O tempo passou, ele se formou em Direito e acabamos nos cruzando nas redes sociais. Com seu jeito alegre de contar fatos ou causos, Mércio perpetuou a frase que me dissera um dia, “seja feliz”, mas agora no plural. Seus textos terminavam sempre com um “sejam felizes”, por conta dos muitos amigos que tinha.

Há três ou quatro anos nos cruzamos na porta do Fórum. Ele no meio de advogados e eu passando ao lado onde fora apanhar um documento.
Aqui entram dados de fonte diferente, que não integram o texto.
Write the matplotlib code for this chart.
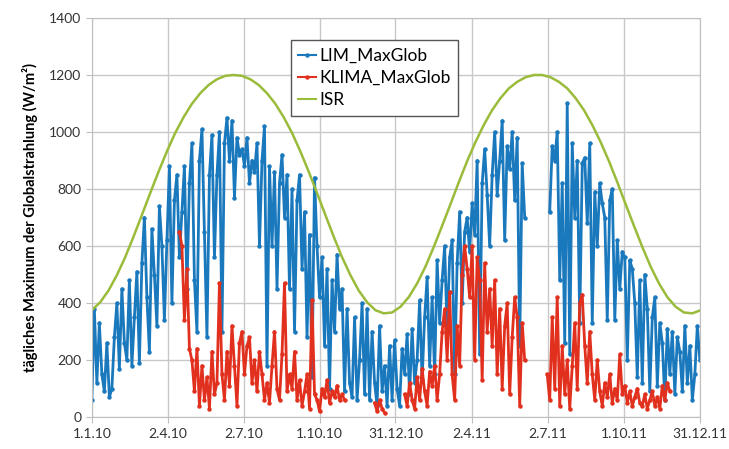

Nos cumprimentamos com um simples movimento de cabeça, mas achamos que foi pouco: ele deixou a roda de colegas de profissão e veio me dar um abraço. Foi a última vez que nos vimos! A frase “seja feliz!” voltou a soar em seus lábios. Continuamos a trocar mensagens pelas redes sociais, a frase ele sempre repetindo e isso foi marcando minha vida: sempre ser feliz!

O sorriso nos lábios de Mércio, como já disse, era permanente, suas histórias sempre recheadas de humor. Mas a vida nos prepara surpresas que nem sempre conseguimos explicar. Numa noite de sexta-feira, meu telefone toca e era Aurélio, colega dos tempos do jornal. E foi ele quem me deu a notícia de que Mércio havia partido. Não sei porque, mas imediatamente lembrei do “seja feliz”. Agradeci a Mércio ter perpetuado em minha memória esta frase, porque felicidade é algo que devemos buscar sempre e muitas vezes a encontramos em amigos.

Mesmo que grandes amigos desapareçam de nossas vidas, mesmo que aquele olhar não cruze mais nossos caminhos, felicidade é algo que tem que ser semeada, regada, cuidada, porque ser feliz é conviver com quem gostamos, com que nos faz bem.

Uma cerveja no Bar do Mário, ao lado do jornal, uma feijoada numa tarde de sábado, na antiga Eletroradiobrás, um abraço no Fórum, um aceno do Cometa e um contar histórias que transformam nossas vidas. Era assim Mércio: um sorriso permanente e sua presença em minha memória desde os tempos que ele buscava serviço na redação do jornal. Há exatos 50 anos.

Amigos a gente não esquece, porque eles estão no nosso pensamento, nem que já fazem dois meses que partiu. Mas Mércio continua vivo em minha mente com seu “seja feliz!”